GIVEN INSTRUCTION –
Copy the data below exactly, omitting any picture it contains.

STORED DATA –
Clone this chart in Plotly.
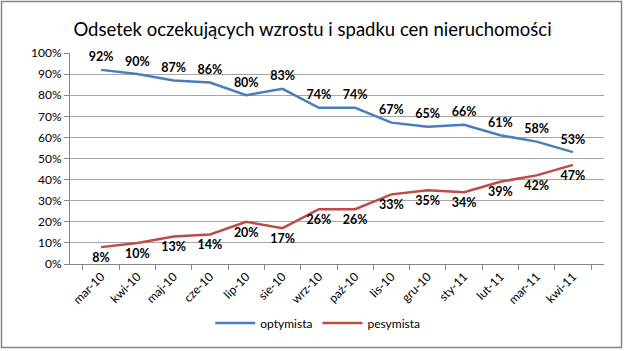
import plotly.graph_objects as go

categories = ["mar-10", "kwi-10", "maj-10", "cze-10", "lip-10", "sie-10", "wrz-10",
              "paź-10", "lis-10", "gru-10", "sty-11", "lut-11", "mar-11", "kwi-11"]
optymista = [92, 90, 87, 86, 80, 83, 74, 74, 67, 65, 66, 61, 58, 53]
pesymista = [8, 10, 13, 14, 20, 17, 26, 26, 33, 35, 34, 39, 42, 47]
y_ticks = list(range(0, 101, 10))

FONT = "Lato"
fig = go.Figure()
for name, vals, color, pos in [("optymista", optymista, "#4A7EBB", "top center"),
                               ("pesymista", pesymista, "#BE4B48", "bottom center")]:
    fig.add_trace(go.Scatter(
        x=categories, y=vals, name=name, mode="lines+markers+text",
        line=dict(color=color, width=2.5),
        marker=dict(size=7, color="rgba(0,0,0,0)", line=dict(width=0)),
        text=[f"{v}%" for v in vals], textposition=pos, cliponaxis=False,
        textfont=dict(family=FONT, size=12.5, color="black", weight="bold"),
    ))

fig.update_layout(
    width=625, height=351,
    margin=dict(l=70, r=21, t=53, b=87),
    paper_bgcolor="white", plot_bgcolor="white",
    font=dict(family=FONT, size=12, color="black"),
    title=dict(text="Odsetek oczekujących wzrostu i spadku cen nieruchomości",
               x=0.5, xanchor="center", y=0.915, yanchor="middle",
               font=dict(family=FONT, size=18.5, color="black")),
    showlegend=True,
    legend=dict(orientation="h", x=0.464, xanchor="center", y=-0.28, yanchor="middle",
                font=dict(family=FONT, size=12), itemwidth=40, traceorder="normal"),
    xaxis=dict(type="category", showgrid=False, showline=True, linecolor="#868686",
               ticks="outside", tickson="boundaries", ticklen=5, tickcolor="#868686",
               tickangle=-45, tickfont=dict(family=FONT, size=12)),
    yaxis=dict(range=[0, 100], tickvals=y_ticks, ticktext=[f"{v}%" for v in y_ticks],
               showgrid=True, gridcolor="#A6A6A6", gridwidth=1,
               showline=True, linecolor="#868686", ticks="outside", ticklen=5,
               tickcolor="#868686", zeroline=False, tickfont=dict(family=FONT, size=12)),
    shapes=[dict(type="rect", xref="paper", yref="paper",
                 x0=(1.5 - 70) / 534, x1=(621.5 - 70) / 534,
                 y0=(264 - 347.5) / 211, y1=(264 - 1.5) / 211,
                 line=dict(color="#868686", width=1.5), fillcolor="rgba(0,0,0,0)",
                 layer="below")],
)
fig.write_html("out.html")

TASK SOLUTION –
Clone this chart in Plotly.
import plotly.graph_objects as go

categories = ["mar-10", "kwi-10", "maj-10", "cze-10", "lip-10", "sie-10", "wrz-10",
              "paź-10", "lis-10", "gru-10", "sty-11", "lut-11", "mar-11", "kwi-11"]
optymista = [92, 90, 87, 86, 80, 83, 74, 74, 67, 65, 66, 61, 58, 53]
pesymista = [8, 10, 13, 14, 20, 17, 26, 26, 33, 35, 34, 39, 42, 47]
y_ticks = list(range(0, 101, 10))

FONT = "Lato"
fig = go.Figure()
for name, vals, color, pos in [("optymista", optymista, "#4A7EBB", "top center"),
                               ("pesymista", pesymista, "#BE4B48", "bottom center")]:
    fig.add_trace(go.Scatter(
        x=categories, y=vals, name=name, mode="lines+markers+text",
        line=dict(color=color, width=2.5),
        marker=dict(size=7, color="rgba(0,0,0,0)", line=dict(width=0)),
        text=[f"{v}%" for v in vals], textposition=pos, cliponaxis=False,
        textfont=dict(family=FONT, size=12.5, color="black", weight="bold"),
    ))

fig.update_layout(
    width=625, height=351,
    margin=dict(l=70, r=21, t=53, b=87),
    paper_bgcolor="white", plot_bgcolor="white",
    font=dict(family=FONT, size=12, color="black"),
    title=dict(text="Odsetek oczekujących wzrostu i spadku cen nieruchomości",
               x=0.5, xanchor="center", y=0.915, yanchor="middle",
               font=dict(family=FONT, size=18.5, color="black")),
    showlegend=True,
    legend=dict(orientation="h", x=0.464, xanchor="center", y=-0.28, yanchor="middle",
                font=dict(family=FONT, size=12), itemwidth=40, traceorder="normal"),
    xaxis=dict(type="category", showgrid=False, showline=True, linecolor="#868686",
               ticks="outside", tickson="boundaries", ticklen=5, tickcolor="#868686",
               tickangle=-45, tickfont=dict(family=FONT, size=12)),
    yaxis=dict(range=[0, 100], tickvals=y_ticks, ticktext=[f"{v}%" for v in y_ticks],
               showgrid=True, gridcolor="#A6A6A6", gridwidth=1,
               showline=True, linecolor="#868686", ticks="outside", ticklen=5,
               tickcolor="#868686", zeroline=False, tickfont=dict(family=FONT, size=12)),
    shapes=[dict(type="rect", xref="paper", yref="paper",
                 x0=(1.5 - 70) / 534, x1=(621.5 - 70) / 534,
                 y0=(264 - 347.5) / 211, y1=(264 - 1.5) / 211,
                 line=dict(color="#868686", width=1.5), fillcolor="rgba(0,0,0,0)",
                 layer="below")],
)
fig.write_html("out.html")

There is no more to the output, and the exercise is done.